Qual è il vostro primo ricordo legato al mondo della musica?
Il mio primo ricordo legato alla musica, avrò avuto 4 o 5 anni, sono le ore che passavo strimpellando il pianoforte di amici dei miei genitori, inventando musica che ricordo tranquilla, quasi notturna: non ero ancora un fanatico della distorsione valvolare né sapevo che esistesse uno strumento chiamato basso elettrico. Un altro ricordo piuttosto antico sono le serate che i miei organizzavano con gli amici, durante le quali chitarre e canzoni cantate a squarcia gola la facevano da padrone.
Parlando del vostro ultimo singolo “Disarmonica”, qual è la storia dietro la creazione di questa canzone?
Disarmonica è nata durante un periodo molto particolare per tutti noi: in pandemia non potevamo uscire di casa, figurarsi vederci o provare in presenza. Allora ci siamo messi a scrivere e a registrare provini, che poi ci scambiavamo via email. È stato così che Simone ha inciso il riff di basso di Disarmonica, poi ci ha registrato sopra la parte per chitarra e ci ha mandato questo primo canovaccio. Gandalf, il nostro batterista, aveva vergato un testo intriso di frustrazione per il bisogno insoddisfatto di libertà e sfogo artistico, condizione in cui ci trovavamo tutti durante l’era Covid.
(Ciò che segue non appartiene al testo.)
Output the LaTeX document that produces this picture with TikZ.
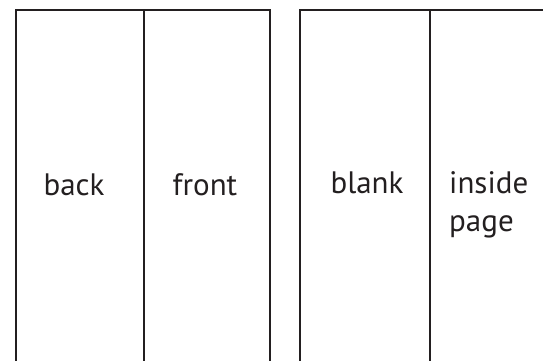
\documentclass[tikz,border=0pt]{standalone}
\usepackage{fontspec}
\setmainfont{PT Sans}
\definecolor{ink}{HTML}{231F20}
\usetikzlibrary{positioning}
\tikzset{
  panel/.style={draw=ink,line width=2pt},
  lab/.style={font=\fontsize{31}{38}\selectfont,text=ink,inner sep=0pt,anchor=base},
}

\begin{document}
\begin{tikzpicture}[x=1pt,y=-1pt]
\useasboundingbox (0,0) rectangle (543,361);
% left sheet
\draw[panel] (16,370) -- (16,10) -- (270,10) -- (270,370);
\draw[panel] (144,10) -- (144,370);
% right sheet
\draw[panel] (300,370) -- (300,10) -- (560,10);
\draw[panel] (430,10) -- (430,370);
\node[lab] (back) at (74,195) {back};
\node[lab] (front) at (205,195) {front};
\node[lab] (blank) at (367,193) {blank};
\node[lab,anchor=base west,align=left] (inside) at (449,231) {inside\\page};
\end{tikzpicture}
\end{document}
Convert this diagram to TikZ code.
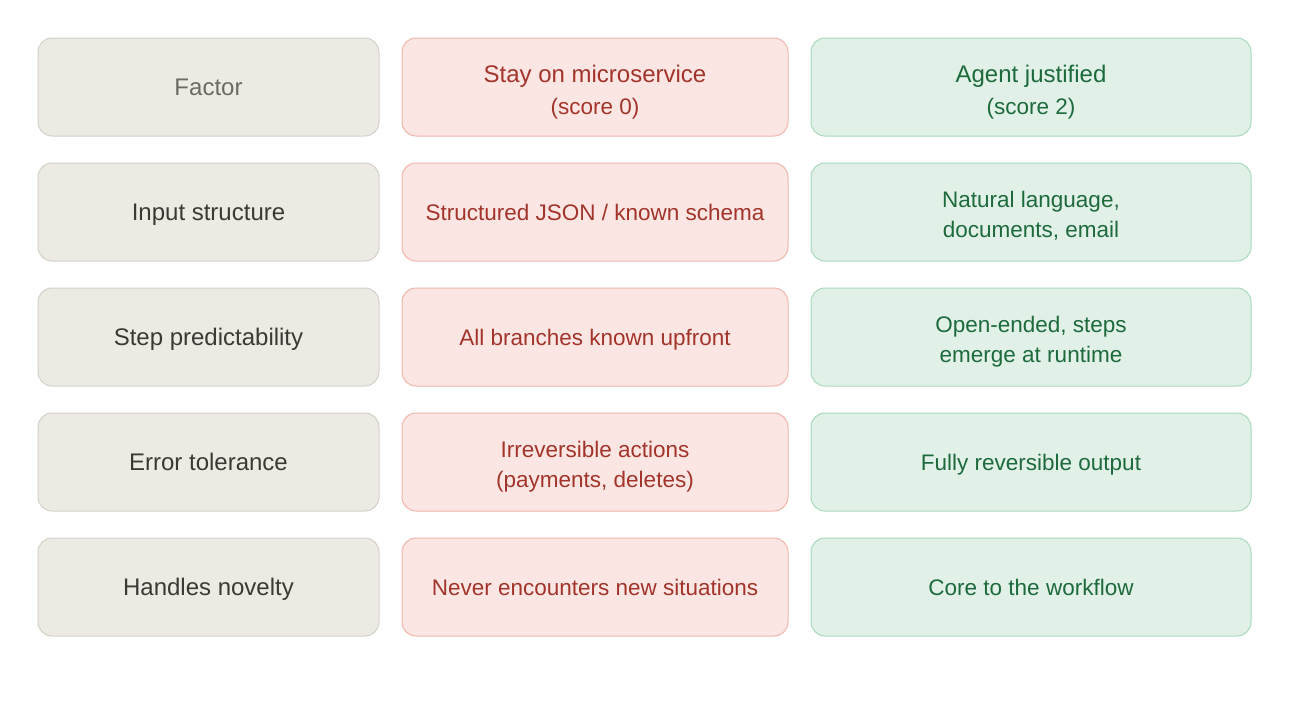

A quel punto il pezzo era già praticamente scritto e alla prima prova post-pandemica abbiamo suonato Disarmonica quasi “buona la prima”.
Nel vostro percorso artistico, quanto considerate fondamentale la ricerca e la sperimentazione di nuove sonorità?
Ricerchiamo continuamente nuove sonorità: d’altra parte, per citare gli Afterhours, “se c’è qualcosa che è immorale è la banalità”. In questi anni abbiamo sovente cambiato strumenti e amplificatori proprio per trovare nuove nuances sonore. Ma senza strafare: sotto sotto rimaniamo sempre fedeli al Seattle sound e al grunge col quale siamo cresciuti: per noi un buon overdrive e il calore dell’analogico sono fondamentali.
Ci sono anticipazioni o novità che desiderate condividere in anteprima con i nostri lettori riguardo ai vostri prossimi progetti o sviluppi artistici?
Siamo in una fase di grande fermento: abbiamo altri 3-4 pezzi pronti, che il prossimo autunno potrebbero diventare l’ossatura di un EP insieme a Disarmonica. Ma tutto questo rientra in un progetto più ampio di cui fa parte la colonna sonora di un film e una collaborazione con un’importante casa di produzione. Tutto questo senza trascurare e, anzi, rilanciando la nostra attività live: il palcoscenico è il nostro habitat naturale, ne abbiamo bisogno per vivere!